Изменить размер шрифта - +
Старым богам он, должно быть, кажется психом. Однако Дамело псих, но не дурак, видит если не карты, то ставки. Сейчас на кону его прошлое, вместилище его слабостей, юный сатир. Если бесы расправятся со старшей версией, значит, и младшему придет каюк. Или наоборот.

— Он больше не пытается быть хорошим? — Вот жалость-то.

Тата Первая уже давно не знает, что за смысл вкладывает в это словосочетание — «быть хорошим».

Возможно, быть хорошим не значит разорвать себя надвое и научиться жить с пустотой внутри. Возможно, это значит брать только то, что тебе нужно. Не благодарить и не жалеть, не покупать и не откупаться. Выбирать не потому, что твой долг и обязанность — выбрать. Возможно, это вера, что все твои долги оплатит природа-матушка, а ты о них даже не вспомнишь.

Однако быть хорошим не может значить «бросай маленьких девочек в пасть драконам и наблюдай за их гибелью», не так ли?

— Ой, я тебя умоляю, — машет рукой Вторая. — На твоем острове если кто и ребенок, то лишь сам Дамело. Все тамошние обитатели — бесы. А бесы, как известно, притворяются тем, что им выгодно. И всегда добиваются своего.

— Слишком много воли вам дадено, — мрачнеет ангел. — А на что вам она?

— Жить? — хитро щурится Горгона.

В зверях, демонах, преисподней жизни до черта. Погребенная под оползнями, солонцами, глыбами тепуй, она прет наружу, по миллиметру просачиваясь в расщелины камней, почвы и побелевших костей, зарождается везде, где горстку праха смочило дождем. Тата не знает, друг небесам эта не поддающаяся контролю жизнь или враг. Сельва, способная завоевать подножье Горы Дьявола и его главную пыточную — Мертвый город, равно способна содеять и скрыть любое зло, ее недра обширны и непроглядны, а аппетит неутолим.

А небу нужен контроль над всем, что живет, умирает и перерождается для жизни под его ледяным, оценивающим взглядом. Но оба мира — мир живых и мир мертвых — сопротивляются небесам, выворачиваются из хватки, совершенно так же, как выскальзывает из объятий партнеров Горгона. От яростного сопротивления хочется не уговаривать, не блага сулить, а ломать, брать насильно. Ангел понимает: не возьмешь силой, крохи тебе достанутся, а истинное богатство — верность, преданность, любовь — уплывут из рук и будут потеряны для тебя, сгинут без пользы для небес. Небес, верящих в собственную правоту везде и всегда.

 

* * *

Миктлантекутли барражирует небо над полем боя. Он легкий, точно все его кости стали полыми, а разум очистился от тревоги.

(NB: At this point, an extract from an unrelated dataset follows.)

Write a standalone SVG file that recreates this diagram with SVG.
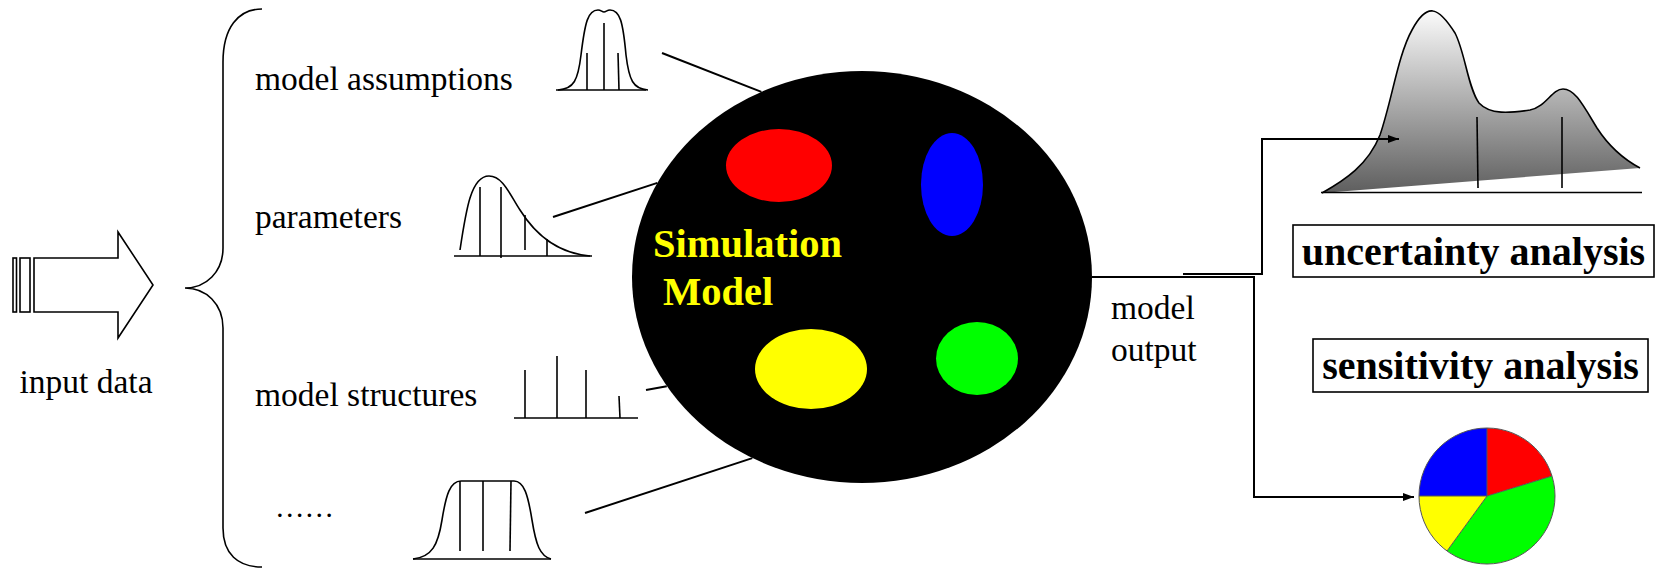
<svg xmlns="http://www.w3.org/2000/svg" width="1657" height="569" viewBox="0 0 1657 569">
<style>
.t{font-family:"Liberation Serif","Times New Roman",serif;font-size:33.5px;fill:#000}
.b{font-family:"Liberation Serif","Times New Roman",serif;font-size:40px;font-weight:bold;fill:#000}
.sim{font-family:"Liberation Serif","Times New Roman",serif;font-size:40.5px;font-weight:bold;fill:#ffff00}
.ln{fill:none;stroke:#000;stroke-width:2}
.thin{fill:none;stroke:#000;stroke-width:1.6}
.box{fill:#fff;stroke:#000;stroke-width:1.6}
</style>
<defs>
<marker id="ah" markerUnits="userSpaceOnUse" markerWidth="11" markerHeight="8" refX="11" refY="4" orient="auto">
<path d="M0,0 L11,4 L0,8 z" fill="#000"/>
</marker>
<linearGradient id="gr" x1="0" y1="11" x2="0" y2="193" gradientUnits="userSpaceOnUse">
<stop offset="0" stop-color="#fbfbfb"/>
<stop offset="1" stop-color="#5e5e5e"/>
</linearGradient>
</defs>
<g id="input-data">
<rect class="thin" x="13" y="258" width="3.5" height="54"/>
<rect class="thin" x="20" y="258" width="10" height="54"/>
<path class="thin" d="M34,258 L118,258 L118,232 L153,285 L118,338 L118,312 L34,312 Z"/>
<text class="t" x="19.5" y="393">input data</text>
</g>
<g id="brace">
<path class="thin" d="M262,9 C238,9 223,28 223,62 L223,248 C223,272 206,288 185,288 C206,288 223,304 223,328 L223,528 C223,554 238,567 262,567"/>
</g>
<g id="model-assumptions">
<text class="t" x="255" y="90">model assumptions</text>
<path class="thin" d="M558,90 C574,89 578,80 581,55 C585,22 588,10 598,10 C601,10 602,12 604,12 C606,12 607,10 610,10 C620,10 623,22 626,55 C629,80 633,89 648,90"/>
<line class="thin" x1="556" y1="90" x2="646" y2="90"/>
<line class="thin" x1="587" y1="53" x2="587" y2="90"/>
<line class="thin" x1="604" y1="23" x2="604" y2="90"/>
<line class="thin" x1="618" y1="53" x2="619" y2="90"/>
</g>
<g id="parameters">
<text class="t" x="255" y="228">parameters</text>
<path class="thin" d="M460,250 C466,210 471,176 489,176 C503,176 510,195 520,210 C535,234 556,253 590,256"/>
<line class="thin" x1="454" y1="256" x2="592" y2="256"/>
<line class="thin" x1="480" y1="187" x2="480" y2="256"/>
<line class="thin" x1="501" y1="187" x2="501" y2="258"/>
<line class="thin" x1="525" y1="215" x2="525" y2="250"/>
<line class="thin" x1="547" y1="239" x2="547" y2="256"/>
</g>
<g id="model-structures">
<text class="t" x="255" y="406">model structures</text>
<line class="thin" x1="514" y1="418" x2="638" y2="418"/>
<line class="thin" x1="525" y1="370" x2="525" y2="418"/>
<line class="thin" x1="557" y1="356" x2="557" y2="418"/>
<line class="thin" x1="586" y1="370" x2="586" y2="418"/>
<line class="thin" x1="619" y1="396" x2="620" y2="418"/>
</g>
<g id="etc">
<text class="t" x="275" y="517" style="font-size:29.5px">……</text>
<path class="thin" d="M413,559 C432,557 438,545 442,520 C446,495 450,481 461,481 L514,481 C524,481 528,495 532,520 C536,545 540,556 551,559"/>
<line class="thin" x1="413" y1="559" x2="551" y2="559"/>
<line class="thin" x1="460" y1="481" x2="460" y2="551"/>
<line class="thin" x1="483" y1="481" x2="483" y2="551"/>
<line class="thin" x1="511" y1="481" x2="510" y2="551"/>
</g>
<g id="simulation-model">
<ellipse cx="862" cy="277" rx="230" ry="206" fill="#000"/>
<ellipse cx="779" cy="165.5" rx="53" ry="36.5" fill="#ff0000"/>
<ellipse cx="952" cy="184.5" rx="31" ry="51.5" fill="#0000ff"/>
<ellipse cx="811" cy="369" rx="56" ry="40" fill="#ffff00"/>
<ellipse cx="977" cy="358.5" rx="41" ry="36.5" fill="#00ff00"/>
<text class="sim" x="653" y="257">Simulation</text>
<text class="sim" x="663" y="305">Model</text>
</g>
<g id="model-output">
<text class="t" x="1111" y="319">model</text>
<text class="t" x="1111" y="361">output</text>
</g>
<g id="uncertainty-curve">
<path d="M1322,193 C1345,180 1368,165 1380,135 C1392,100 1398,55 1412,30 C1420,15 1427,10 1433,11 C1440,12 1448,22 1455,33 C1465,52 1468,88 1479,103 C1490,115 1510,113 1530,110 C1546,107 1552,89 1563,89 C1575,89 1583,105 1597,128 C1610,148 1625,160 1640,168 Z" fill="url(#gr)" stroke="none"/>
<path class="thin" d="M1322,193 C1345,180 1368,165 1380,135 C1392,100 1398,55 1412,30 C1420,15 1427,10 1433,11 C1440,12 1448,22 1455,33 C1465,52 1468,88 1479,103 C1490,115 1510,113 1530,110 C1546,107 1552,89 1563,89 C1575,89 1583,105 1597,128 C1610,148 1625,160 1640,168"/>
<line class="thin" x1="1321" y1="192.5" x2="1642" y2="192.5"/>
<line class="thin" x1="1477" y1="117" x2="1478" y2="188"/>
<line class="thin" x1="1562" y1="117" x2="1562" y2="188"/>
</g>
<g id="uncertainty-analysis">
<rect class="box" x="1293" y="225" width="361" height="52"/>
<text class="b" x="1473.5" y="265" text-anchor="middle">uncertainty analysis</text>
</g>
<g id="sensitivity-analysis">
<rect class="box" x="1313" y="339" width="335" height="53"/>
<text class="b" x="1480.5" y="379" text-anchor="middle">sensitivity analysis</text>
</g>
<g id="pie">
<path d="M1487,496 L1419,496 A68,68 0 0 1 1487,428 Z" fill="#0000ff"/>
<path d="M1487,496 L1487,428 A68,68 0 0 1 1552,476 Z" fill="#ff0000"/>
<path d="M1487,496 L1552,476 A68,68 0 0 1 1447,551 Z" fill="#00ff00"/>
<path d="M1487,496 L1447,551 A68,68 0 0 1 1419,496 Z" fill="#ffff00"/>
<circle cx="1487" cy="496" r="68" fill="none" stroke="#555" stroke-width="1"/>
<path d="M1419,496 L1487,496 L1487,428 M1487,496 L1552,476 M1487,496 L1447,551" fill="none" stroke="#555" stroke-width="1"/>
</g>
<g id="connectors">
<line class="ln" x1="662" y1="53" x2="761.4" y2="91.9"/>
<line class="ln" x1="553" y1="217" x2="657.4" y2="182.9"/>
<line class="ln" x1="646" y1="390" x2="666.8" y2="386.2"/>
<line class="ln" x1="585" y1="513" x2="752.3" y2="458.1"/>
<path class="ln" d="M1092,277 L1254,277 L1254,497 L1414,497" marker-end="url(#ah)"/>
<path class="ln" d="M1183,274 L1262,274 L1262,139 L1399,139" marker-end="url(#ah)"/>
</g>
</svg>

Наблюдение за тем, что творят друг с другом Гидра и ее папенька, доставляет ему эстетическое наслаждение. Всегда приятно смотреть, как жертва превращается в палача. Пожалуй, он примет керу в ряды демонов: девчонка стоит потраченных на нее усилий. А следы от ожогов бича скоро заживут. Дамело на это надеется.

Он любуется, как дух мщения скачет, словно обезьянка из Шаолиня, по небольшому участку суши, истоптанному в грязь. Не такой тяжелый, как его одетые в плоть сородичи, дракон все-таки вязнет, с трудом вытаскивает лапы; зато его противница без усилий перепрыгивает с кочки на кочку, крутит кнутом восьмерки, перебрасывает оружие из руки в руку и отшибает по одному тонкие позвонки с драконьего хвоста. Минотавра и Цербер пытались проломить или перекусить драконью шею, раздробить череп, растрощить хребет, не имея опыта в обращении с хтонической тварью. У керы опыта вдоволь. Она и сама такая же тварь.

Чем хвататься за непосильную задачу драконоубийства, дух мщения методично калечит жертву. Дамело узнает болезненные и меткие удары по горлу и по глазам, выкручивание суставов обвившимся телом кнута, которые кера применила на нем самом. Причинить боль костяному дракону невозможно, ему нечем чувствовать боль, но глупая медлительная зверюга, казавшаяся адским гончакам умной и быстрой, поневоле отвлекается на рывки, выламывающие удары и осколки, отлетающие от костей, точно щепки под топором.